- TASK OBJECTIVE
Pictures stay out of this copy, which runs from the first line of the material through the line containing "groups = ['Male".

- DATA LINES
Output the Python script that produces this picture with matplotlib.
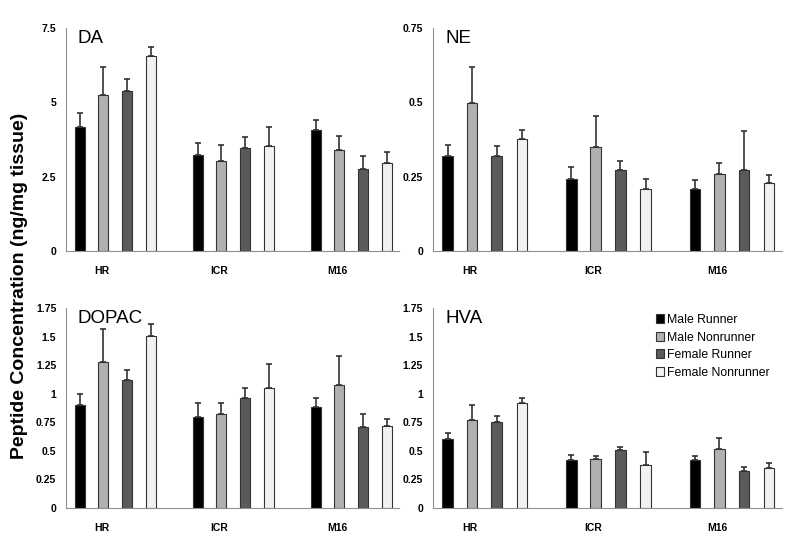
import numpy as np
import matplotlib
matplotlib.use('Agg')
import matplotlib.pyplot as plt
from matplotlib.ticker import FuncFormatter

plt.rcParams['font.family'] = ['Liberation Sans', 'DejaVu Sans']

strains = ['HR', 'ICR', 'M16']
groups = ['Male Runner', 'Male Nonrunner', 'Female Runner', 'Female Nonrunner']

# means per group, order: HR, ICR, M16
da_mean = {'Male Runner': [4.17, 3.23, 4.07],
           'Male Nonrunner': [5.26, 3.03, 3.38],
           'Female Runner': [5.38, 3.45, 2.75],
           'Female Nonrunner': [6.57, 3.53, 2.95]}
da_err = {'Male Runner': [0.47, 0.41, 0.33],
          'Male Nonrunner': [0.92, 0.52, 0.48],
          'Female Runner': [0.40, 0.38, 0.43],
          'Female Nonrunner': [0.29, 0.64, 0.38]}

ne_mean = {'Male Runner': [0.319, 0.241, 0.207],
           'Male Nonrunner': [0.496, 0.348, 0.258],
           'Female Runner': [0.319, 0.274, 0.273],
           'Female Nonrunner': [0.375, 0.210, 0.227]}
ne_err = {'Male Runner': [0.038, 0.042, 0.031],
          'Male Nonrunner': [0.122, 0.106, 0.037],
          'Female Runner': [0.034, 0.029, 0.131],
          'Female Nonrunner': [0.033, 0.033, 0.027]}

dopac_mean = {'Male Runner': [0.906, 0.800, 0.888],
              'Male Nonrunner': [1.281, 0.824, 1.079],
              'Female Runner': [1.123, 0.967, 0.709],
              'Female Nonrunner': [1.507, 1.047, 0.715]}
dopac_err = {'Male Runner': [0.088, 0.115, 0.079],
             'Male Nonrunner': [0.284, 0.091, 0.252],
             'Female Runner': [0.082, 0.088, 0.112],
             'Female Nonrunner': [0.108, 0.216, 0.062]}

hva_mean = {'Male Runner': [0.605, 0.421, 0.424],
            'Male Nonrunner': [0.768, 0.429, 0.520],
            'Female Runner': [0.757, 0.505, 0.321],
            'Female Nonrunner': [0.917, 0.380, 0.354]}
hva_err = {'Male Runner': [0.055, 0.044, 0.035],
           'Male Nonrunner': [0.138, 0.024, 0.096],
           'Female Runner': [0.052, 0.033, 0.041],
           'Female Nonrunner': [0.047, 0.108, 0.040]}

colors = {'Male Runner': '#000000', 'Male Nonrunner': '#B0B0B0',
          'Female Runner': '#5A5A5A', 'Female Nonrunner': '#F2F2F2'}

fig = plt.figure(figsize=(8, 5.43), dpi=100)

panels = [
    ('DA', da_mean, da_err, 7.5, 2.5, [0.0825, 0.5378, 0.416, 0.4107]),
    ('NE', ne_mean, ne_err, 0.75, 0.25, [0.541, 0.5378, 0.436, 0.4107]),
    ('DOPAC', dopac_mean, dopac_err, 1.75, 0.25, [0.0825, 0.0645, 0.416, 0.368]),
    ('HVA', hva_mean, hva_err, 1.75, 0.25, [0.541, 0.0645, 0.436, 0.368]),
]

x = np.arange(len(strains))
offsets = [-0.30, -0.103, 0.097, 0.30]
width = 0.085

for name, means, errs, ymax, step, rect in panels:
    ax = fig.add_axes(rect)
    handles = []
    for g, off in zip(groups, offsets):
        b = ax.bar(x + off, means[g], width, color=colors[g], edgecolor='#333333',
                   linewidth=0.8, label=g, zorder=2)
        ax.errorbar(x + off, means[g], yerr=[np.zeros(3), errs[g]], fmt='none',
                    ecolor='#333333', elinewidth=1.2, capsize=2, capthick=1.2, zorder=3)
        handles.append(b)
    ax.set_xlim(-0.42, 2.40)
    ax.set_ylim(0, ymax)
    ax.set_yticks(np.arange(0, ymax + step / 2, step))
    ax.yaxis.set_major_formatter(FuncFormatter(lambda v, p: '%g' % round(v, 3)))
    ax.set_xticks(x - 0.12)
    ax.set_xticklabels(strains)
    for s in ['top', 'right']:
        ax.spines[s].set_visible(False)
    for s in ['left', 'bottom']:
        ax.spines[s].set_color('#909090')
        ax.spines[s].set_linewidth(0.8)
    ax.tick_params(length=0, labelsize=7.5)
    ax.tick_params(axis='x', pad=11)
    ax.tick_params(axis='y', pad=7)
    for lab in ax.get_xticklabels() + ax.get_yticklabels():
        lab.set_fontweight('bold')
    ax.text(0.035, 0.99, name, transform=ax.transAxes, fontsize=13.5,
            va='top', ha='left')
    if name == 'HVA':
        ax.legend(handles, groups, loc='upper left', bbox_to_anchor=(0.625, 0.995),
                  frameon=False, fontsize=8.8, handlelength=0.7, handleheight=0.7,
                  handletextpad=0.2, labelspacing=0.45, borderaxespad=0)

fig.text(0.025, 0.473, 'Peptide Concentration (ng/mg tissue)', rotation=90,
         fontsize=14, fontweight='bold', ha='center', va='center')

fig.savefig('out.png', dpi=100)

- WRITTEN RESPONSE
Output the Python script that produces this picture with matplotlib.
import numpy as np
import matplotlib
matplotlib.use('Agg')
import matplotlib.pyplot as plt
from matplotlib.ticker import FuncFormatter

plt.rcParams['font.family'] = ['Liberation Sans', 'DejaVu Sans']

strains = ['HR', 'ICR', 'M16']
groups = ['Male Runner', 'Male Nonrunner', 'Female Runner', 'Female Nonrunner']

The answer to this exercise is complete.